The 4.2 acre space sits just north of the Division Street Elementary School and within an easy walk of a home listed for $500,000 on the Zillow real estate app, with other nearby houses listed in the range of $1.2 to $1.6 million, according to Zillow.

Deputy Commissioner of Public Works Tad Roemer told the city council at their June 17 meeting that the main building at the current facility was built in 1975.
“Fifty years of dirt and salt have taken their toll,” Roemer said. The main building has holes in the walls, ruined door jambs, broken floors and more problems. Further, Roemer said that keeping the building and the work bays warm in the winter is difficult given the gaps in the walls, doors and windows.
The DPW facility — the Charles A. McTygue Memorial Garage — runs at all hours of the day, especially during big snow storms, and often has idling trucks on the property. A sand pile and a salt garage sit in one corner, and it’s used for police, fire and DPW vehicles to refill their fuel tanks.
By contrast, the surrounding neighborhood consists of single family homes, the elementary school, ball fields and a community pool.
“One of these things doesn’t belong, and it’s the DPW facility,” Roemer told the board. It does not fit in the neighborhood — and it is too expensive to fix, given the value of the land it sits upon.
“The adjacent neighborhood would probably be really happy to see us relocated,” he said.
He also said that modern facilities house trucks in garages to avoid sitting exposed to the weather.
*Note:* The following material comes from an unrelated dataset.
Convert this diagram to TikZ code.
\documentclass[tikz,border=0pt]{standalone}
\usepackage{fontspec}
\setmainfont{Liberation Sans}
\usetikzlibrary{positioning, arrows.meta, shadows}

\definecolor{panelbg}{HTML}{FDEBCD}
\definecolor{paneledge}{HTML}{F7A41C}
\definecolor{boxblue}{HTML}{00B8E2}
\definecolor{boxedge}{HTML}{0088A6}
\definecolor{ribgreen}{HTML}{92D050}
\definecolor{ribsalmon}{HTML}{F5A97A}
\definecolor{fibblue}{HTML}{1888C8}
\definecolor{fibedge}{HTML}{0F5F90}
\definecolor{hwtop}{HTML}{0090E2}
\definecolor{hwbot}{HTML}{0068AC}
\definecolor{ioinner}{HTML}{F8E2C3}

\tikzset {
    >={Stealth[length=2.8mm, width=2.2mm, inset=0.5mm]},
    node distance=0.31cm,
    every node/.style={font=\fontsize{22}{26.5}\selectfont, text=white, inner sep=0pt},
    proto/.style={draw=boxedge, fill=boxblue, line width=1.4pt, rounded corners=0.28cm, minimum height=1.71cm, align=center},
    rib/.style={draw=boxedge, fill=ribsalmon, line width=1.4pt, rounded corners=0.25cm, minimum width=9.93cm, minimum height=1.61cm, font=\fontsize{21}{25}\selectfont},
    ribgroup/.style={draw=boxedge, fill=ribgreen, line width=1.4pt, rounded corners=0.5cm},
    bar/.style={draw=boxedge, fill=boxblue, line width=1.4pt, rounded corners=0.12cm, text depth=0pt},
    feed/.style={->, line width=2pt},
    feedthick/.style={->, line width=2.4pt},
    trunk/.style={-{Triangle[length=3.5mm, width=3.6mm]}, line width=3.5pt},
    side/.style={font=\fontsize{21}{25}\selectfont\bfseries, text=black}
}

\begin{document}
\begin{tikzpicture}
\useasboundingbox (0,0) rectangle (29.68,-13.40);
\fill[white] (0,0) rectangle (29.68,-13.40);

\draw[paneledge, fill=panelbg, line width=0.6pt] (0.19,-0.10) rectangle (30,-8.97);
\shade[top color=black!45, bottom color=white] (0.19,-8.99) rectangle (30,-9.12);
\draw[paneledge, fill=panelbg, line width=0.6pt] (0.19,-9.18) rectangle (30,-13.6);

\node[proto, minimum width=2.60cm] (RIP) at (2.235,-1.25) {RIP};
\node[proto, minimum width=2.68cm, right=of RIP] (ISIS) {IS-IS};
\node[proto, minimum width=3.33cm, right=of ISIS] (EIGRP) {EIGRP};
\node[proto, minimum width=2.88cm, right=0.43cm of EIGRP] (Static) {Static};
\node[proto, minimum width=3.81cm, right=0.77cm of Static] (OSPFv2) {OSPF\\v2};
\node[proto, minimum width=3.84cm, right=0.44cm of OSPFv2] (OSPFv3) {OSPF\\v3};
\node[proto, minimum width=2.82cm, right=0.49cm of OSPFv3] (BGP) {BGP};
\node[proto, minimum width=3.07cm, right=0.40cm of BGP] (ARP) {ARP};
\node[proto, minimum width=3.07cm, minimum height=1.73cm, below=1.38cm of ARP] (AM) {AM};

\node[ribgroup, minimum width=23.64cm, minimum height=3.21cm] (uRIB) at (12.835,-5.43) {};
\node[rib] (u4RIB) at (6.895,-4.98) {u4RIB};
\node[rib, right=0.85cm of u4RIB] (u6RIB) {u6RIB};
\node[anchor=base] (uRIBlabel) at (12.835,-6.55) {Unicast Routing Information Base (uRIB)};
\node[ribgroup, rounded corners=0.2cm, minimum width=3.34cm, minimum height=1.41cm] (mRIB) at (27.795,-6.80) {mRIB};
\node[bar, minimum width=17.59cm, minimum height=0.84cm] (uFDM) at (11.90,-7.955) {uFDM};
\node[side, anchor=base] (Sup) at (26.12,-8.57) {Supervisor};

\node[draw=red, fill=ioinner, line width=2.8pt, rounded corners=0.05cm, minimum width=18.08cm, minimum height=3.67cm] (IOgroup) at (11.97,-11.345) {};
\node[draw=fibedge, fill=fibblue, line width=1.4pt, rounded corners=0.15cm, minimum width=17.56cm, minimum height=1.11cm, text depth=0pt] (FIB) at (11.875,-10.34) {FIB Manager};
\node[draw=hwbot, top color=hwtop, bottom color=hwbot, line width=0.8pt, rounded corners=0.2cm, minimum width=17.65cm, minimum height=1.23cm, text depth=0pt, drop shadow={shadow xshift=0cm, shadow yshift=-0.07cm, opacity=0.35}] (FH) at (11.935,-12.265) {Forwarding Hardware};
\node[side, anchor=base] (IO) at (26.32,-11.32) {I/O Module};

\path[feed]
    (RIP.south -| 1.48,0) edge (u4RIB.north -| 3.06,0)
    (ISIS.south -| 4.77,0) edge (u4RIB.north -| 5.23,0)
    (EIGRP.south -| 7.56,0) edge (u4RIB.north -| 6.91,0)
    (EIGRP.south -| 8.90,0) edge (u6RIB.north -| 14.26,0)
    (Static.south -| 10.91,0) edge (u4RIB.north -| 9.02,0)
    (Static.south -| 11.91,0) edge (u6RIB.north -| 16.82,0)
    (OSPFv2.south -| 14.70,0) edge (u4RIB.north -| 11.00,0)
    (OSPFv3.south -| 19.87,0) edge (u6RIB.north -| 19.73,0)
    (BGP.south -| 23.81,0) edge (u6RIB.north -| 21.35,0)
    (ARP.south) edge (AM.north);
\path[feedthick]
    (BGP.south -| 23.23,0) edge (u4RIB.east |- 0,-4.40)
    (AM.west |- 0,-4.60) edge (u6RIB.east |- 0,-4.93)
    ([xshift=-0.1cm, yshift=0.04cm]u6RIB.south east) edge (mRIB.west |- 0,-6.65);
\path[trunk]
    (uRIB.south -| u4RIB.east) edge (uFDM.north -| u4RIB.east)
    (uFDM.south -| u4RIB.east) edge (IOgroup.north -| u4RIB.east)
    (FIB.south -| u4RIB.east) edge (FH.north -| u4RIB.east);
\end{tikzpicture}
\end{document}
Although the city council was largely approving of the idea, this was the first presentation to the council, so neither the sale nor the placement of the new facility has been approved.
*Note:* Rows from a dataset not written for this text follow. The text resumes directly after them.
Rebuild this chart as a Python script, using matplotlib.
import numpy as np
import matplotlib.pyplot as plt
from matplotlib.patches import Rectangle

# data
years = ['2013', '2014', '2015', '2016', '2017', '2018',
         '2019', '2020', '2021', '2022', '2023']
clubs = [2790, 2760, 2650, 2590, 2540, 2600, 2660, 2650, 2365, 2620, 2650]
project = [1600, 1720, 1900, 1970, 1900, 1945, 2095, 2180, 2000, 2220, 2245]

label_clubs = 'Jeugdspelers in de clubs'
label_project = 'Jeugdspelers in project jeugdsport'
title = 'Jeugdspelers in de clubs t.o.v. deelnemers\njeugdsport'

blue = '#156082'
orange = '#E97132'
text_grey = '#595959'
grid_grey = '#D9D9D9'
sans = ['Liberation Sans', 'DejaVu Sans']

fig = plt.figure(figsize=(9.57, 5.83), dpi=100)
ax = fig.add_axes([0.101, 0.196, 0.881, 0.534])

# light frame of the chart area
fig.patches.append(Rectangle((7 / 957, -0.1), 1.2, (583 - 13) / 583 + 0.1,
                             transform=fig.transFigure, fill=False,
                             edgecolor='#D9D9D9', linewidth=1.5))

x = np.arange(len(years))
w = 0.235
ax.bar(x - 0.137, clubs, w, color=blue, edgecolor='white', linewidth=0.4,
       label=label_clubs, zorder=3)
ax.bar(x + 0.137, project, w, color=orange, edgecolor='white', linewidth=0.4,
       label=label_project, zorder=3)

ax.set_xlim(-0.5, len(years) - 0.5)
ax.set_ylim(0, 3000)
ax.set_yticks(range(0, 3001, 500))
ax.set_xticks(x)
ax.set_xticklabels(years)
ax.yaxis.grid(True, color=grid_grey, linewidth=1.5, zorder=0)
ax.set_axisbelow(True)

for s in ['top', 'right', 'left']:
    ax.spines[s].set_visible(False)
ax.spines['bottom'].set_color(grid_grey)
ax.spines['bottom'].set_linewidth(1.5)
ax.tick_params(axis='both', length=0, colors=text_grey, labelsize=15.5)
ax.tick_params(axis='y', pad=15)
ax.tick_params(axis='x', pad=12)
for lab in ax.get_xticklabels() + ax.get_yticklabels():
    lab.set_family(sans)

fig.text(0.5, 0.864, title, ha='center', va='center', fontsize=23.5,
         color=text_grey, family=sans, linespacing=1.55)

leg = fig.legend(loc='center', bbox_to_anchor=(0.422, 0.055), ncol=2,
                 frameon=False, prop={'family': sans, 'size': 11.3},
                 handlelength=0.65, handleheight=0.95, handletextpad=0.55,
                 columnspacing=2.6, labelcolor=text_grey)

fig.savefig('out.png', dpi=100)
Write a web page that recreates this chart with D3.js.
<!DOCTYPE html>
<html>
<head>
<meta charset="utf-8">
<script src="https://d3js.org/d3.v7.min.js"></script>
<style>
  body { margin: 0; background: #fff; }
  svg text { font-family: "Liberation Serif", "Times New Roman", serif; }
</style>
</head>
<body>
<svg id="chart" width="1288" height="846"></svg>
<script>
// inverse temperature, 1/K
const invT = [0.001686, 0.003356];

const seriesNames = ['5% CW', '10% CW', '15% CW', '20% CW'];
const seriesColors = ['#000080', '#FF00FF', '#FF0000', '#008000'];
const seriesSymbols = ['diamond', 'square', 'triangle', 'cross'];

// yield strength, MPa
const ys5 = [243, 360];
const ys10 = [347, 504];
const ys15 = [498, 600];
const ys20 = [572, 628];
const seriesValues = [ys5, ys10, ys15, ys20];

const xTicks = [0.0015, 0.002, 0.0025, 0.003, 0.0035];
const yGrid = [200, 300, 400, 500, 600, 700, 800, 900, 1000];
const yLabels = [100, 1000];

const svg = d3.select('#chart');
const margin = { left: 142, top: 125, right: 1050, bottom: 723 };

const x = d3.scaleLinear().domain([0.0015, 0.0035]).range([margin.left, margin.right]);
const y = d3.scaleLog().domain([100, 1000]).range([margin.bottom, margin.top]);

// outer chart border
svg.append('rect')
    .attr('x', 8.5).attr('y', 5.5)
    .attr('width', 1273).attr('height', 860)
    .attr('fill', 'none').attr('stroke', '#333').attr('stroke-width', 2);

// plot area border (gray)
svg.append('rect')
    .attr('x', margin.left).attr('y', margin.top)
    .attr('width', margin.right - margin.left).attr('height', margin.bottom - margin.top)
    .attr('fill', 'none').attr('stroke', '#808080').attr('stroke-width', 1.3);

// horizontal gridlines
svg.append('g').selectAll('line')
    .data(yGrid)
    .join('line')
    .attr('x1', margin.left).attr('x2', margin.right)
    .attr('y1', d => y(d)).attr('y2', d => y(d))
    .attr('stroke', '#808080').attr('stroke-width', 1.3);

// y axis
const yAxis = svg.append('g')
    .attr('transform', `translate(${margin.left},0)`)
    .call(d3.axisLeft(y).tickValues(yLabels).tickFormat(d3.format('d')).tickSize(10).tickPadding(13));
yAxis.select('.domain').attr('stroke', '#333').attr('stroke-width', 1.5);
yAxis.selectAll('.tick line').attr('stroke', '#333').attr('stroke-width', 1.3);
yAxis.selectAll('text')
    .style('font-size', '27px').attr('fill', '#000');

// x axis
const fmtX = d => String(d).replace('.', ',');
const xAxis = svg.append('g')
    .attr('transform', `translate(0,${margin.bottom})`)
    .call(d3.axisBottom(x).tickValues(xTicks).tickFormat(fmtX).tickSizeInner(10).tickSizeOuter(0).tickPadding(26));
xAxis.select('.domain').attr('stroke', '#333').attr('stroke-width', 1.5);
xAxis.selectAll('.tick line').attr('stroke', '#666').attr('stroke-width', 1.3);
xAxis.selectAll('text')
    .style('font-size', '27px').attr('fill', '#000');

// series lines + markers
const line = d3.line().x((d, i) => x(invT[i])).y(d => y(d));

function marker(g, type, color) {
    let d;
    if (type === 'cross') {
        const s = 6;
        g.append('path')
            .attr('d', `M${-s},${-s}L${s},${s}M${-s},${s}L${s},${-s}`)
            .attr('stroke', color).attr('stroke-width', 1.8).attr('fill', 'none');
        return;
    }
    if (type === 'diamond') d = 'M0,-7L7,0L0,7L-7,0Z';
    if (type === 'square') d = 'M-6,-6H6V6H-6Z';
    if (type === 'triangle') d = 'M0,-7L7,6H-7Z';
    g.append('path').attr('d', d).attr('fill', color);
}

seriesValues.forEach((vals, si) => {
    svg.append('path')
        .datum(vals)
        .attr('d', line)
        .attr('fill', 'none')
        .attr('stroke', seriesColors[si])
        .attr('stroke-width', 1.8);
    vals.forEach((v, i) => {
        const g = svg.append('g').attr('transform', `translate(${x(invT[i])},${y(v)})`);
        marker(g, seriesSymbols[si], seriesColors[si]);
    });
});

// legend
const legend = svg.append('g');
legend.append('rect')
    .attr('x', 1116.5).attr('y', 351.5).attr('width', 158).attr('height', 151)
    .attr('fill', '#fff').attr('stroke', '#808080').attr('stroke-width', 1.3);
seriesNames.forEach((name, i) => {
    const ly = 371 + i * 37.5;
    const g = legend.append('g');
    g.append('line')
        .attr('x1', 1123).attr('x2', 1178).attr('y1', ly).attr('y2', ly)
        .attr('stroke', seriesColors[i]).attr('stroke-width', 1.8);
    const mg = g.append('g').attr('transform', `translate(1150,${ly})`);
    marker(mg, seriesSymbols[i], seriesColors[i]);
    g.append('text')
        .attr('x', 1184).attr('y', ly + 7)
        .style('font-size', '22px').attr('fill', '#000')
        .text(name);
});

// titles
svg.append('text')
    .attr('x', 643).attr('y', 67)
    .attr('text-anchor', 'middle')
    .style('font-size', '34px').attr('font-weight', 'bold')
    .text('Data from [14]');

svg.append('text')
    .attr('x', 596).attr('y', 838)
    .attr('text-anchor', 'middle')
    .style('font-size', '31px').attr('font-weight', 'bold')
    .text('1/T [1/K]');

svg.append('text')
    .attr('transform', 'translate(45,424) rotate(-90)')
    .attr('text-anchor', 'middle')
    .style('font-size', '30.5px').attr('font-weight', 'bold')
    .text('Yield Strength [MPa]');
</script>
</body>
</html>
Public Works Commissioner Charles “Chuck” Marshall told the council that improving the property is a financially bad idea as the current property alone “is worth several million dollars.”

Still, he asked the board if they wanted cost estimates of repairs.
Commissioner of Finance Minita Sanghvi agreed that repairs were not the way to go, but she was hoping to get a better sense of the cost of moving and building, along with a sense of how the property might be used in the future. She said that in a perfect situation, the costs involved would be either net 0 or a net-positive for the city.
Other issues discussed were the exact nature of the sale of the property and what sort of use (i.e. affordable housing, single family homes, commercial uses) would be allowed on the evacuated property — and even what else the city might move to the new location along with DPW.
“There are ways that we could benefit in multiple ways from this,” Commissioner of Accounts Dillon Moran said.